• _AIM OF THE EXERCISE_
Repeat, exactly and completely, the material that follows. Omit the pictures.

• _GIVEN DATA_

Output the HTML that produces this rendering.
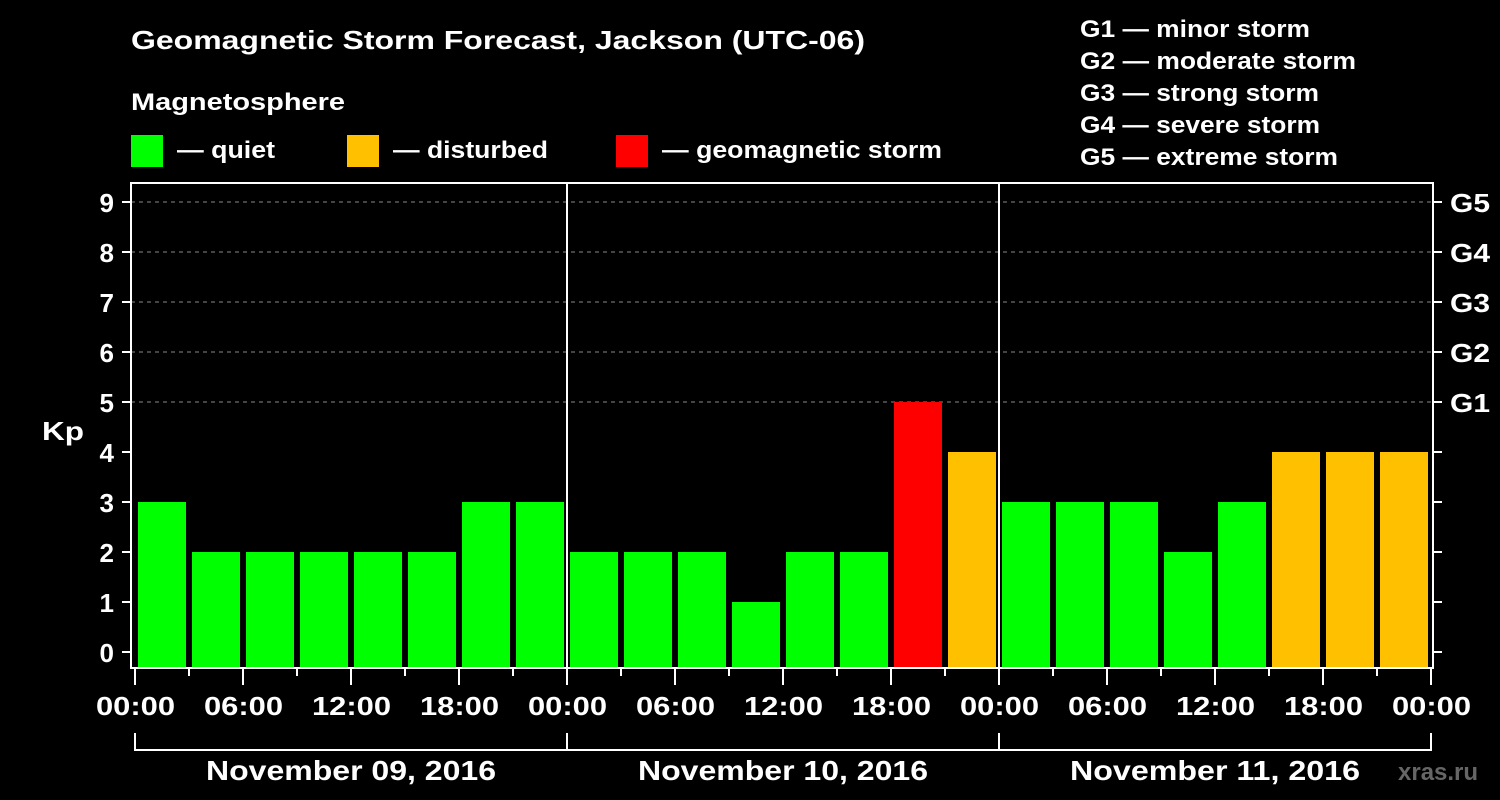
<!DOCTYPE html>
<html><head><meta charset="utf-8"><style>
body{margin:0;background:#000;width:1500px;height:800px;overflow:hidden}
svg{display:block;font-family:"Liberation Sans",Arial,sans-serif;font-weight:bold;fill:#fff}
</style></head><body>
<svg id="c" width="1500" height="800">
<text x="131" y="49" font-size="26" textLength="734" lengthAdjust="spacingAndGlyphs">Geomagnetic Storm Forecast, Jackson (UTC-06)</text>
<text x="131" y="110" font-size="24" textLength="214" lengthAdjust="spacingAndGlyphs">Magnetosphere</text>
<g><rect x="131" y="135" width="32" height="32" fill="#00ff00"/><text x="177" y="158" font-size="24" textLength="98" lengthAdjust="spacingAndGlyphs">— quiet</text></g>
<g><rect x="347" y="135" width="32" height="32" fill="#ffc000"/><text x="393" y="158" font-size="24" textLength="155" lengthAdjust="spacingAndGlyphs">— disturbed</text></g>
<g><rect x="616" y="135" width="32" height="32" fill="#ff0000"/><text x="662" y="158" font-size="24" textLength="280" lengthAdjust="spacingAndGlyphs">— geomagnetic storm</text></g>
<g font-size="24">
<text x="1080" y="37" textLength="230" lengthAdjust="spacingAndGlyphs">G1 — minor storm</text>
<text x="1080" y="69" textLength="276" lengthAdjust="spacingAndGlyphs">G2 — moderate storm</text>
<text x="1080" y="101" textLength="239" lengthAdjust="spacingAndGlyphs">G3 — strong storm</text>
<text x="1080" y="133" textLength="240" lengthAdjust="spacingAndGlyphs">G4 — severe storm</text>
<text x="1080" y="165" textLength="258" lengthAdjust="spacingAndGlyphs">G5 — extreme storm</text></g>
<text x="42" y="440" font-size="26" textLength="42" lengthAdjust="spacingAndGlyphs">Kp</text>
<g id="grid"></g><g id="bars"></g><g id="axes"></g>
<text x="1398" y="780" font-size="24" style="fill:#666">xras.ru</text>
</svg>
<script>
const values=[3,2,2,2,2,2,3,3,2,2,2,1,2,2,5,4,3,3,3,2,3,4,4,4];
const kpTicks=[0,1,2,3,4,5,6,7,8,9];
const gLabels=["G1","G2","G3","G4","G5"];
const dayLabels=["November 09, 2016","November 10, 2016","November 11, 2016"];
const hourLabels=["00:00","06:00","12:00","18:00"];
const NS="http://www.w3.org/2000/svg";
const x0=135,slot=54,yz=652,unit=50,pBottom=668,pTop=183,pLeft=131,pRight=1433;
const X=i=>x0+i*slot, Y=v=>yz-v*unit;
function mk(t,a,p,txt){const e=document.createElementNS(NS,t);for(const k in a)e.setAttribute(k,a[k]);if(txt!=null)e.textContent=txt;document.getElementById(p).appendChild(e);return e;}
for(let g=0;g<gLabels.length;g++){const v=5+g;
 const l=mk('line',{x1:pLeft,x2:pRight,y1:Y(v),y2:Y(v),stroke:'#888','stroke-dasharray':'4,4','stroke-width':1},'grid');
 
 
 const t=mk('text',{x:1450,y:Y(v)+10,'font-size':26,textLength:40,lengthAdjust:'spacingAndGlyphs'},'axes',gLabels[g]);
 
 }
values.forEach((v,i)=>{const col=v>=5?'#ff0000':v>=4?'#ffc000':'#00ff00';
 const r=mk('rect',{x:X(i)+3,y:Y(v),width:48,height:pBottom-Y(v),fill:col},'bars');
 
 });
const f=mk('rect',{x:pLeft,y:pTop,width:pRight-pLeft,height:pBottom-pTop,fill:'none',stroke:'#fff','stroke-width':2},'axes');


kpTicks.forEach(v=>{mk('line',{x1:122,x2:pLeft,y1:Y(v),y2:Y(v),stroke:'#fff','stroke-width':2},'axes');
 mk('line',{x1:pRight,x2:1442,y1:Y(v),y2:Y(v),stroke:'#fff','stroke-width':2},'axes');
 const t=mk('text',{x:114,y:Y(v)+10,'font-size':26,'text-anchor':'end'},'axes',String(v));
 
 });
for(let d=1;d<dayLabels.length;d++){mk('line',{x1:X(d*8),x2:X(d*8),y1:pTop,y2:pBottom,stroke:'#fff','stroke-width':2},'axes');}
for(let i=0;i<=24;i++){const maj=i%2==0;
 mk('line',{x1:X(i),x2:X(i),y1:pBottom,y2:maj?685:676,stroke:'#fff','stroke-width':2},'axes');
 if(maj){const t=mk('text',{x:X(i)-39,y:715,'font-size':26,textLength:79,lengthAdjust:'spacingAndGlyphs'},'axes',hourLabels[(i/2)%4]);
 
 }}
dayLabels.forEach((s,d)=>{const a=X(d*8),b=X(d*8+8);
 mk('path',{d:`M${a} 733V750H${b}V733`,stroke:'#fff','stroke-width':2,fill:'none'},'axes');
 const t=mk('text',{x:(a+b)/2-145,y:780,'font-size':28,textLength:290,lengthAdjust:'spacingAndGlyphs'},'axes',s);
 
 });
</script></body></html>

• _FULL ANSWER_
Output the HTML that produces this rendering.
<!DOCTYPE html>
<html><head><meta charset="utf-8"><style>
body{margin:0;background:#000;width:1500px;height:800px;overflow:hidden}
svg{display:block;font-family:"Liberation Sans",Arial,sans-serif;font-weight:bold;fill:#fff}
</style></head><body>
<svg id="c" width="1500" height="800">
<text x="131" y="49" font-size="26" textLength="734" lengthAdjust="spacingAndGlyphs">Geomagnetic Storm Forecast, Jackson (UTC-06)</text>
<text x="131" y="110" font-size="24" textLength="214" lengthAdjust="spacingAndGlyphs">Magnetosphere</text>
<g><rect x="131" y="135" width="32" height="32" fill="#00ff00"/><text x="177" y="158" font-size="24" textLength="98" lengthAdjust="spacingAndGlyphs">— quiet</text></g>
<g><rect x="347" y="135" width="32" height="32" fill="#ffc000"/><text x="393" y="158" font-size="24" textLength="155" lengthAdjust="spacingAndGlyphs">— disturbed</text></g>
<g><rect x="616" y="135" width="32" height="32" fill="#ff0000"/><text x="662" y="158" font-size="24" textLength="280" lengthAdjust="spacingAndGlyphs">— geomagnetic storm</text></g>
<g font-size="24">
<text x="1080" y="37" textLength="230" lengthAdjust="spacingAndGlyphs">G1 — minor storm</text>
<text x="1080" y="69" textLength="276" lengthAdjust="spacingAndGlyphs">G2 — moderate storm</text>
<text x="1080" y="101" textLength="239" lengthAdjust="spacingAndGlyphs">G3 — strong storm</text>
<text x="1080" y="133" textLength="240" lengthAdjust="spacingAndGlyphs">G4 — severe storm</text>
<text x="1080" y="165" textLength="258" lengthAdjust="spacingAndGlyphs">G5 — extreme storm</text></g>
<text x="42" y="440" font-size="26" textLength="42" lengthAdjust="spacingAndGlyphs">Kp</text>
<g id="grid"></g><g id="bars"></g><g id="axes"></g>
<text x="1398" y="780" font-size="24" style="fill:#666">xras.ru</text>
</svg>
<script>
const values=[3,2,2,2,2,2,3,3,2,2,2,1,2,2,5,4,3,3,3,2,3,4,4,4];
const kpTicks=[0,1,2,3,4,5,6,7,8,9];
const gLabels=["G1","G2","G3","G4","G5"];
const dayLabels=["November 09, 2016","November 10, 2016","November 11, 2016"];
const hourLabels=["00:00","06:00","12:00","18:00"];
const NS="http://www.w3.org/2000/svg";
const x0=135,slot=54,yz=652,unit=50,pBottom=668,pTop=183,pLeft=131,pRight=1433;
const X=i=>x0+i*slot, Y=v=>yz-v*unit;
function mk(t,a,p,txt){const e=document.createElementNS(NS,t);for(const k in a)e.setAttribute(k,a[k]);if(txt!=null)e.textContent=txt;document.getElementById(p).appendChild(e);return e;}
for(let g=0;g<gLabels.length;g++){const v=5+g;
 const l=mk('line',{x1:pLeft,x2:pRight,y1:Y(v),y2:Y(v),stroke:'#888','stroke-dasharray':'4,4','stroke-width':1},'grid');
 
 
 const t=mk('text',{x:1450,y:Y(v)+10,'font-size':26,textLength:40,lengthAdjust:'spacingAndGlyphs'},'axes',gLabels[g]);
 
 }
values.forEach((v,i)=>{const col=v>=5?'#ff0000':v>=4?'#ffc000':'#00ff00';
 const r=mk('rect',{x:X(i)+3,y:Y(v),width:48,height:pBottom-Y(v),fill:col},'bars');
 
 });
const f=mk('rect',{x:pLeft,y:pTop,width:pRight-pLeft,height:pBottom-pTop,fill:'none',stroke:'#fff','stroke-width':2},'axes');


kpTicks.forEach(v=>{mk('line',{x1:122,x2:pLeft,y1:Y(v),y2:Y(v),stroke:'#fff','stroke-width':2},'axes');
 mk('line',{x1:pRight,x2:1442,y1:Y(v),y2:Y(v),stroke:'#fff','stroke-width':2},'axes');
 const t=mk('text',{x:114,y:Y(v)+10,'font-size':26,'text-anchor':'end'},'axes',String(v));
 
 });
for(let d=1;d<dayLabels.length;d++){mk('line',{x1:X(d*8),x2:X(d*8),y1:pTop,y2:pBottom,stroke:'#fff','stroke-width':2},'axes');}
for(let i=0;i<=24;i++){const maj=i%2==0;
 mk('line',{x1:X(i),x2:X(i),y1:pBottom,y2:maj?685:676,stroke:'#fff','stroke-width':2},'axes');
 if(maj){const t=mk('text',{x:X(i)-39,y:715,'font-size':26,textLength:79,lengthAdjust:'spacingAndGlyphs'},'axes',hourLabels[(i/2)%4]);
 
 }}
dayLabels.forEach((s,d)=>{const a=X(d*8),b=X(d*8+8);
 mk('path',{d:`M${a} 733V750H${b}V733`,stroke:'#fff','stroke-width':2,fill:'none'},'axes');
 const t=mk('text',{x:(a+b)/2-145,y:780,'font-size':28,textLength:290,lengthAdjust:'spacingAndGlyphs'},'axes',s);
 
 });
</script></body></html>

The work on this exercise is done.